One may ask: which one is more usefull? My opinion it’s a pattern:

  • Templates are specific (one process - one template), patterns are universal. A good pattern can be used in a variety of business processes regardless of the industry.
  • A practical benefit of using a template may be less than expected. It usually covers the happy path only and the devil is in details - various workarounds, escalations and exceptions.
  • The effect of using the right pattern can be large. For example, there was a case in our practice when the process plotted at 6 A4 sheets glued side-by-side was reduced to the elegant design with just 15 activities by using the right pattern.
  • The value of the antipattern is its ability to preserve you from mistakes. The price of a mistake is unlimited in theory and sometimes it’s really big in practice.

Another reason of my skepticism towards templates is the fact that in case of BPM we are targeting continuous improvement, not one-time automation. Templates, by definition, can be applied only once: during initial modeling. The ability to use patterns will remain open forever. It’s quite possible that after discovering a new pattern you will look at the processes you designed from a different perspective and will find a way to improve and/or simplify them.

05/19/10 | Notes | , ,    

Comments (8)

  1. David French 05/20/10 08:59 AM

    While I agree that there are two distinct concepts here, trying to separate them by the use of words “template” and “pattern’ is, I think, a mistake. Lifting our noses out of the mire of IT we would see that these words are synonyms with a long use as equivalents in fields such as engineering and fitting with your use of ‘template’. Unfortunately, I cannot think of a suitable alternative for pattern!

  2. Anatoly Belychook 05/20/10 09:14 AM

    David

    Thank you for valuable input. I’m not a native speaker and can’t judge on these two terms usage in English. So it’s better to clarify each time “let’s call a template this and a pattern that”. OK then.

    Luckily for us, in Russian they are two distinct terms. “Pattern” was borrowed from English not long ago. There were “behaviour patterns”, patterns in image recognition and now we also have “design patterns”.

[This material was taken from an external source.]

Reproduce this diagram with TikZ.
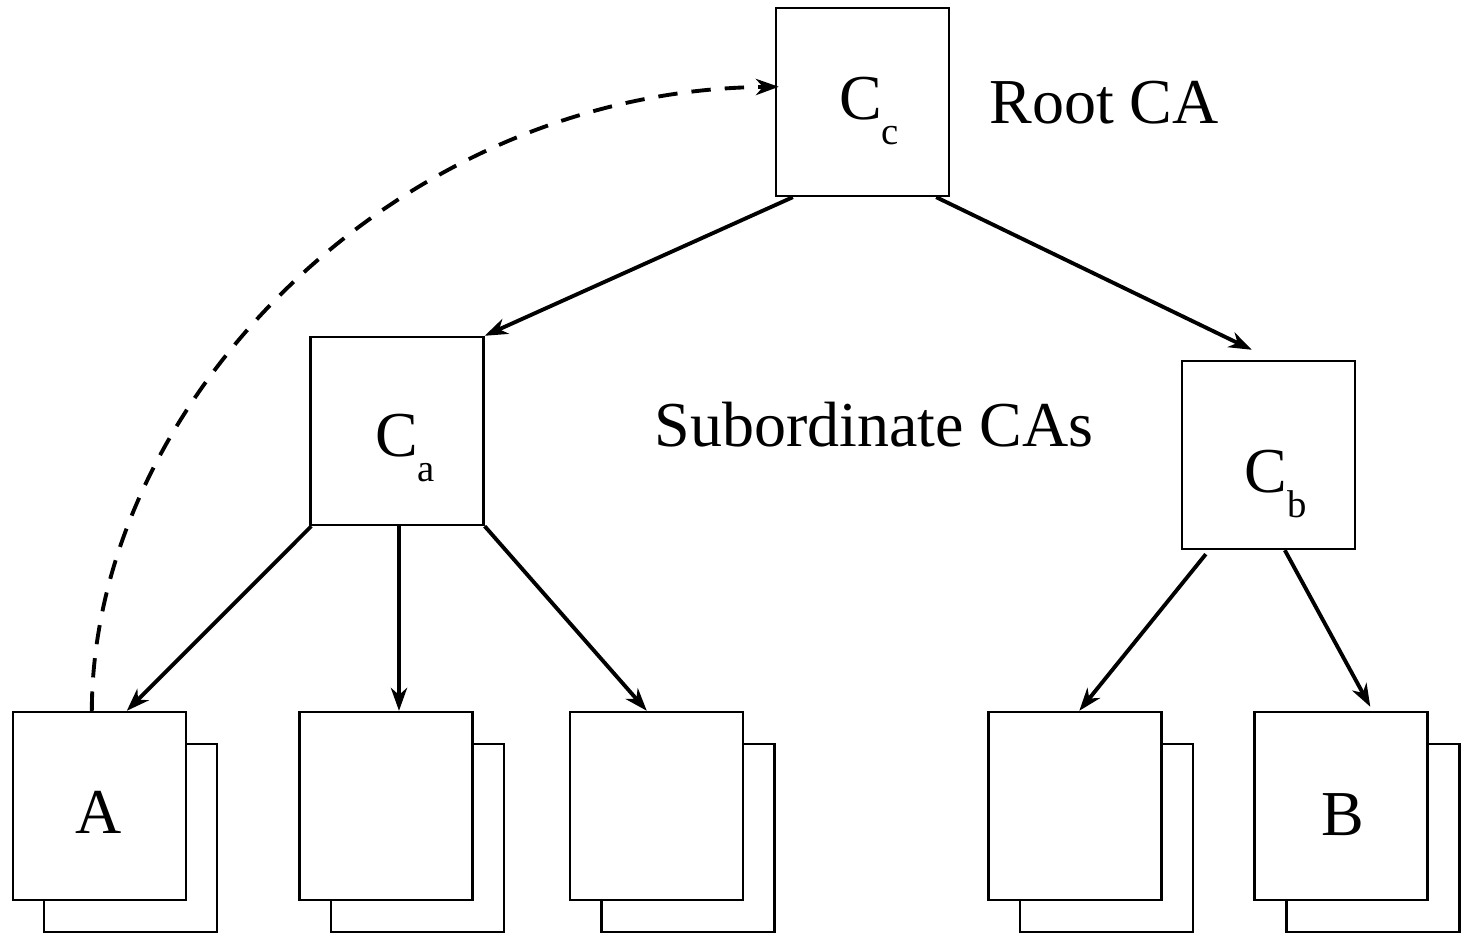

  3. Scott 05/26/10 01:36 AM

    Anatoly - this is an interesting post.
    While the distinction seems subtle, it is important. I, too, have been skeptical of templates (though I have, at times, seen them work well). But it is hard for many people to understand how valuable design patterns are if it doesn’t mean that they can just “copy-n-paste and edit” the pattern as if it were template. Ie, the “re-use” in the design pattern is knowing well how to solve a problem with a pattern that has been proven over time to be a good one. The “re-use” of a template is using existing code with some additional configuration or editing, in my view.

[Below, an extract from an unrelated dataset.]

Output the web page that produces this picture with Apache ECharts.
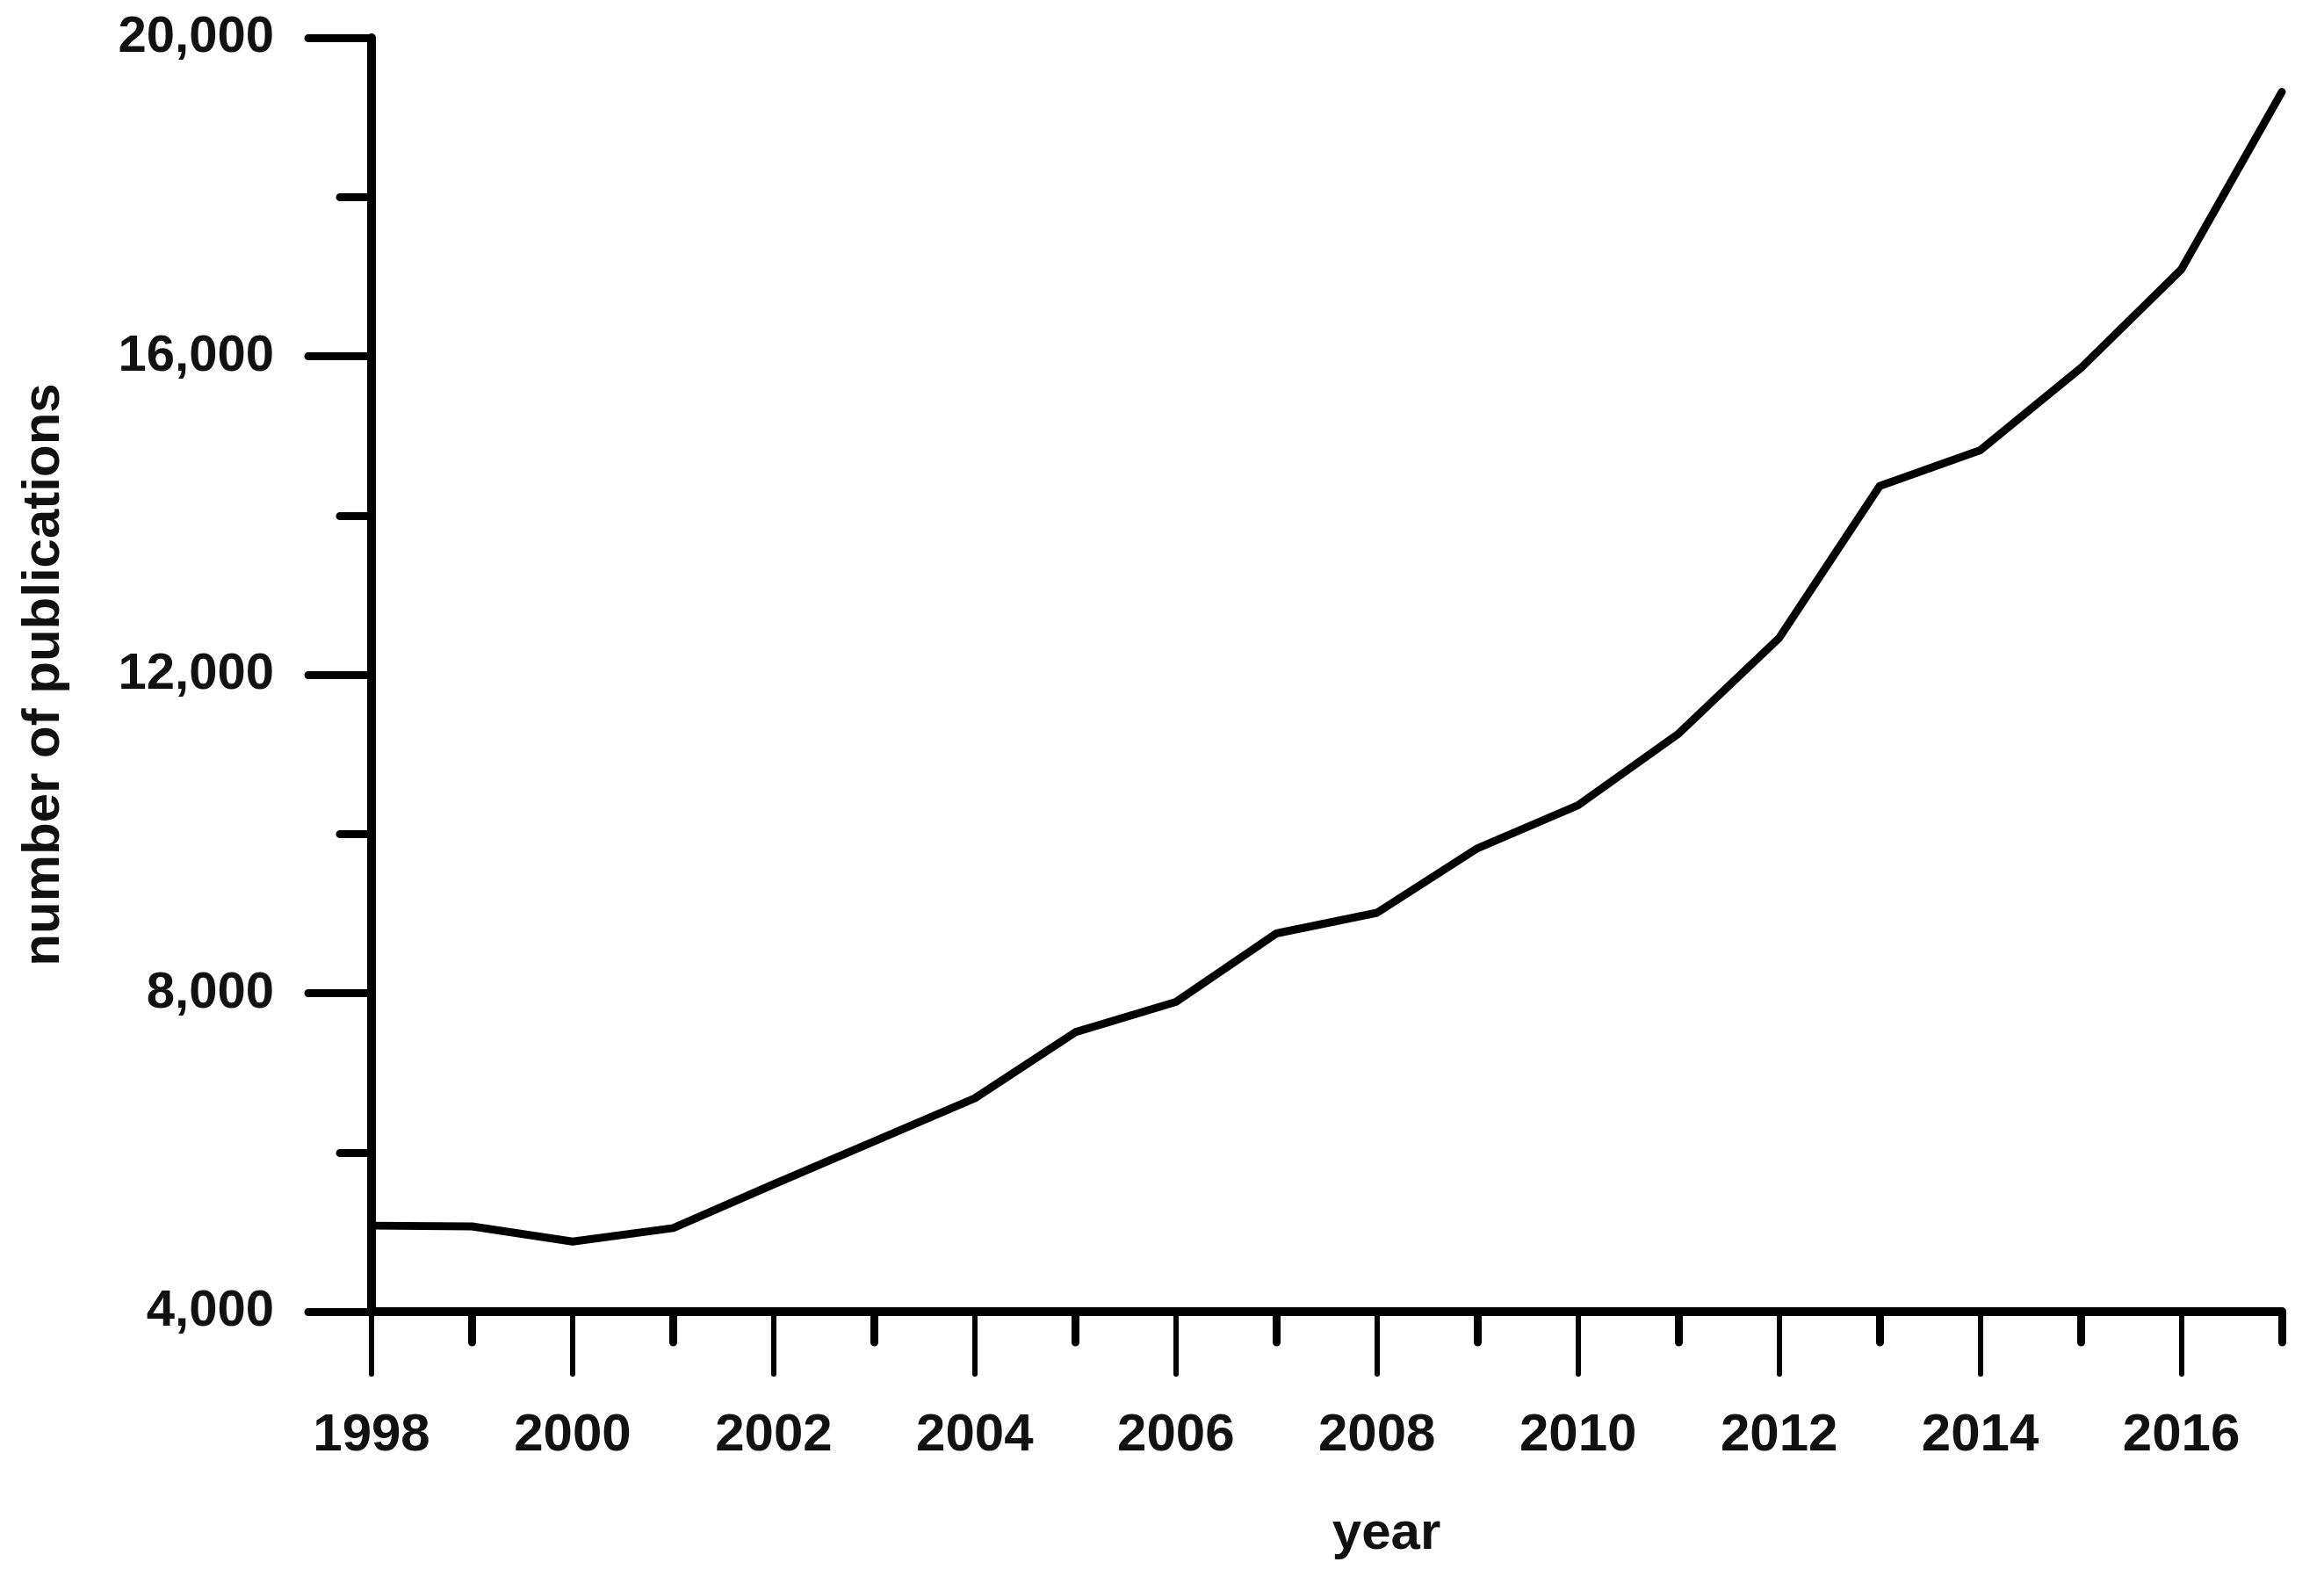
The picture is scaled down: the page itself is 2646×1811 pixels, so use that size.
<!DOCTYPE html>
<html>
<head>
<meta charset="utf-8">
<script src="https://cdn.jsdelivr.net/npm/echarts@6/dist/echarts.min.js"></script>
<style>
html,body{margin:0;padding:0;background:#fff;}
#chart{width:2646px;height:1811px;}
</style>
</head>
<body>
<div id="chart"></div>
<script>
const years = ['1998','1999','2000','2001','2002','2003','2004','2005','2006','2007','2008','2009','2010','2011','2012','2013','2014','2015','2016','2017'];
const publications = [5080,5070,4880,5050,5600,6140,6680,7510,7890,8750,9010,9820,10360,11260,12460,14370,14820,15850,17090,19320];
const yMin = 4000, yMax = 20000, yInterval = 4000;
const xAxisTitle = 'year';
const yAxisTitle = 'number of publications';

const FONT = "'Liberation Sans', Arial, sans-serif";
const chart = echarts.init(document.getElementById('chart'), null, {renderer:'canvas'});
chart.setOption({
  backgroundColor:'#ffffff',
  animation:false,
  grid:{left:423,right:48,top:43,bottom:318,containLabel:false,outerBoundsMode:'none'},
  xAxis:[
    {
      type:'category', data:years, boundaryGap:false, position:'bottom',
      axisLine:{show:true,lineStyle:{color:'#000',width:10,cap:'round'}},
      axisTick:{show:true,interval:function(i){return i%2===1;},length:35,lineStyle:{color:'#000',width:9,cap:'round'}},
      axisLabel:{show:false},
      splitLine:{show:false},
      name:xAxisTitle, nameLocation:'middle', nameGap:223,
      nameTextStyle:{fontFamily:FONT,fontWeight:'bold',fontSize:60,color:'#111',padding:[0,0,0,136]}
    },
    {
      type:'category', data:years, boundaryGap:false, position:'bottom',
      axisLine:{show:false},
      axisTick:{show:true,interval:function(i){return i%2===0;},length:71,lineStyle:{color:'#000',width:6,cap:'round'}},
      axisLabel:{show:true,interval:1,margin:111,fontFamily:FONT,fontWeight:'bold',fontSize:60,color:'#111'},
      splitLine:{show:false}
    }
  ],
  yAxis:{
    type:'value', min:yMin, max:yMax, interval:yInterval,
    axisLine:{show:true,lineStyle:{color:'#000',width:10,cap:'round'}},
    axisTick:{show:true,length:72,lineStyle:{color:'#000',width:9,cap:'round'}},
    minorTick:{show:true,splitNumber:2,length:36,lineStyle:{color:'#000',width:9,cap:'round'}},
    axisLabel:{margin:111,fontFamily:FONT,fontWeight:'bold',fontSize:58,color:'#111',
      formatter:function(v){return v.toLocaleString('en-US');}},
    splitLine:{show:false},
    name:yAxisTitle, nameLocation:'middle', nameRotate:90, nameGap:343,
    nameTextStyle:{fontFamily:FONT,fontWeight:'bold',fontSize:60,color:'#111'}
  },
  series:[{
    type:'line', xAxisIndex:0, data:publications, showSymbol:false, symbol:'none',
    lineStyle:{color:'#000',width:9,cap:'round',join:'round'}
  }]
});
</script>
</body>
</html>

    The observer pattern is often one that you can explain to people - the template isn’t that useful because you don’t know exactly what the technical underpinnings of the pattern are (webservice? jms? db trigger? other? ) but the concept is highly re-usable. Notification patterns in general are good examples, I think, for the non-technical audience.

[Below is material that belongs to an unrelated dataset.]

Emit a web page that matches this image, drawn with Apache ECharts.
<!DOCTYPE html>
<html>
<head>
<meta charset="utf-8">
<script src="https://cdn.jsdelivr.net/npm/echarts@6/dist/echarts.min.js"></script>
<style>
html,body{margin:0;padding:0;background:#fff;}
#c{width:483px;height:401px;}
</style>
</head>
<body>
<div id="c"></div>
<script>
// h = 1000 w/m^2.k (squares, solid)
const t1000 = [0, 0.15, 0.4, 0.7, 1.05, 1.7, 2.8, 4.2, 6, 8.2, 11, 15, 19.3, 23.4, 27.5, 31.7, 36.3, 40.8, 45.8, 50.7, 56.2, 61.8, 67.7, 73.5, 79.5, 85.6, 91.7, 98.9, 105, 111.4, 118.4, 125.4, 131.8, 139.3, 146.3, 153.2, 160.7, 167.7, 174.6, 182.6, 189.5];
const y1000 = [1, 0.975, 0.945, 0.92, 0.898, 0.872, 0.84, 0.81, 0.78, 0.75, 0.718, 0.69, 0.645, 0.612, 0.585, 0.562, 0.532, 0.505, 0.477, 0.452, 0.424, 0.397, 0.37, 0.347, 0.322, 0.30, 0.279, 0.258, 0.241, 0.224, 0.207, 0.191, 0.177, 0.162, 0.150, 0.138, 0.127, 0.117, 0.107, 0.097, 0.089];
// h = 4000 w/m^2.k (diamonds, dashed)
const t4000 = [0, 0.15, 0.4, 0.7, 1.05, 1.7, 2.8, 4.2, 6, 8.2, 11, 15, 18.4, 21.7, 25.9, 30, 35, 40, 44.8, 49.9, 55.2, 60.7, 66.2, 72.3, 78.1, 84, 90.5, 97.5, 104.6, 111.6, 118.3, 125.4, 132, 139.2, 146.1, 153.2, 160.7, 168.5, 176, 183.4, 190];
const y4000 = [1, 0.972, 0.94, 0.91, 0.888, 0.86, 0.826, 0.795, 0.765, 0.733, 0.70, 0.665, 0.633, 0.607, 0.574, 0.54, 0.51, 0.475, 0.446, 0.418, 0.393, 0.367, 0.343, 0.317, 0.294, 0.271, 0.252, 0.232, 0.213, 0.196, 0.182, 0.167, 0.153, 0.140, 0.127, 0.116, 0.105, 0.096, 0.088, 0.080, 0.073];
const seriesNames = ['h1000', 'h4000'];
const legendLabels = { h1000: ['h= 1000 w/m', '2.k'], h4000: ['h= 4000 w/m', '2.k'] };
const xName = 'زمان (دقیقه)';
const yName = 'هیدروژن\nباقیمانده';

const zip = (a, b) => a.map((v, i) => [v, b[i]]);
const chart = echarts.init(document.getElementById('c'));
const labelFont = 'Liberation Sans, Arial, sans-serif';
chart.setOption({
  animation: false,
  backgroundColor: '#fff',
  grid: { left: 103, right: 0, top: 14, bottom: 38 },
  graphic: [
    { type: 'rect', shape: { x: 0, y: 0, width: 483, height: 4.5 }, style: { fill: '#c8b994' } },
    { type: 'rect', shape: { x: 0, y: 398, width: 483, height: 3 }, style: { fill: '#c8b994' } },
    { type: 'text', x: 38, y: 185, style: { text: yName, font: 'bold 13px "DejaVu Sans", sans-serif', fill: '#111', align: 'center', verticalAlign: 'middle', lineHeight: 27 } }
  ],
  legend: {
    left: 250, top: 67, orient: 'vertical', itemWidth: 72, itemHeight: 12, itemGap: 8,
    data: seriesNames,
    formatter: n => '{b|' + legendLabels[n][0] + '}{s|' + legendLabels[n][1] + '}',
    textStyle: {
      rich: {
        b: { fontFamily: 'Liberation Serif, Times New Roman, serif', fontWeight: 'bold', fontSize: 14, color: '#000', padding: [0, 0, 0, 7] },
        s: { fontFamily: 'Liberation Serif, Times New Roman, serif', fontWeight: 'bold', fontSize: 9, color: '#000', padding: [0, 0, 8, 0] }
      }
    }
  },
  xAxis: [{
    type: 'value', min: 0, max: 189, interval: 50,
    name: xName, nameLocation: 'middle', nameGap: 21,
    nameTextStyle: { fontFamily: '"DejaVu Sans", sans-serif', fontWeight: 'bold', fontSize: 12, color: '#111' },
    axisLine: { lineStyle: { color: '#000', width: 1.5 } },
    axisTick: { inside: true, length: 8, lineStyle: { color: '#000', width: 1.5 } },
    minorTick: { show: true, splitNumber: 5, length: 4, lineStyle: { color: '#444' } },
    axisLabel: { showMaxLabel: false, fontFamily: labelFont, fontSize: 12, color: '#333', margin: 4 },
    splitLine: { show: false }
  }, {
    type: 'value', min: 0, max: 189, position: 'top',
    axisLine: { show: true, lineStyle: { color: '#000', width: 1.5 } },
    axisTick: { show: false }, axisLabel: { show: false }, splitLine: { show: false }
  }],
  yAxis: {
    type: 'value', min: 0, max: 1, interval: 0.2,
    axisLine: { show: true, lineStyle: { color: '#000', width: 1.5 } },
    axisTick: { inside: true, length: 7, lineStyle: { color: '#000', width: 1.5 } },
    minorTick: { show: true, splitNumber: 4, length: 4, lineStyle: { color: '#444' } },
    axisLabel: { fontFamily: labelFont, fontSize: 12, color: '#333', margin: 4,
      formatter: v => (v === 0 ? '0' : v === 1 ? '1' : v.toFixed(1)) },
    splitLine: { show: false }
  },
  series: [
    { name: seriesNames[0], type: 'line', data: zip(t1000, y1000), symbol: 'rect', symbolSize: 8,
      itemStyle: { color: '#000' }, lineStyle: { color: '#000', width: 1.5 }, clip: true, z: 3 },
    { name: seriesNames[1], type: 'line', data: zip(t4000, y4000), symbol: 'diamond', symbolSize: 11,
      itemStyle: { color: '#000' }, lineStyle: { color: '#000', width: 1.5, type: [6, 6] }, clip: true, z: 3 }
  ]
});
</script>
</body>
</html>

  4. John Reynolds 05/28/10 10:53 AM

    After using Lombardi for many years, I finally spend some time with a Pega expert… and I finally “got” the difference - It’s related to the difference between patterns and templates that you’ve outlined.

    Pega has many vertical market Frameworks - very much like your Templates. These are “80%” solutions… Fill in or customize the remaining “20%” and you are done.
    Lombardi doesn’t have any “Templates”… but there are several “Patterns” that we tend to follow time and time again.
    For example, I frequently find myself following a “Hierarchical Approval Pattern” or a “Parallel Approval Pattern” or a combination of the two.

    I think of patterns as proven approaches… When I hear the business person describe the process, I think to myself “Ah… I can use pattern X”.

    I think of template/frameworks as being purchase differentiators - “We’re in the banking industry, and are processes are pretty standard banking processes”. If you’ve got a good banking template, you have a big competitive advantage.

  5. Anatoly Belychook 05/28/10 11:18 AM

    John

    Interesting point. Frameworks and templates have are similar by nature but for me they differ in scale. A template refers to a single process while a framework should cover all processes of the given industry, more or less.

  6. Design patterns are for engineers and templates are for business people. If you are an engineer then a pattern is for you! For a business person? Forget it! A template does neither have to be an end-to-end process nor rigid. A rigid template is definitely worse than a set of good reusable design patterns. But what if templates:

    a) can be created by business users by simple assembly,
    b) are organized in understandable goals and subgoals that can be linked,
    c) contain EVERYTHING that makes the process executable,
    d) can be added to a process at any time,
    e) can be modified where authorized and necessary at runtime,
    f) allows the user to react to unepxected events by adding tasks, performers or goals,
    g) are guided and controlled by policies, rules and constraints,
    h) and finally, template modifications are reusable by other business users again?

    At this point in time design patterns become definitely the lesser choice. A business user now has several times the creative and expressive power over an engineer fumbling with his large library of desgn patterns. The business user works in real-time at real business problems while the engineer is in the dug-in-trenches of process theory! I ask you, which is the better?

  7. Anatoly Belychook 11/20/10 07:51 PM

    Max

    Thank you for the passionate and much-promising input. Can you give an example of such template? A name, target business and few characteristics by your choice but not just a silent hyperlink, please.

    I’m confused by your note about the end-to-end process: it’s what creates value for business, everything else is secondary. What’s your point?

    A.B.

  8. Sergey Boev 08/29/16 03:42 AM

    100% agree with “.. Lifting our noses out of the mire of IT we would see that these words are synonyms with a long use as equivalents in fields such as engineering and fitting with your use of ‘template’.
    Еще есть “гуру” от ИТ, которые умудряются разделять термины “услуга” и “сервис” - которые так вообще, одно - перевод другого заимствованного слова. Конечно, мы имеем право придумывать свои термины сколько нам влезет (до тех пор, пока не забываем их определить) в рамках любой предметной области, но зачем плодить сущности без надобности?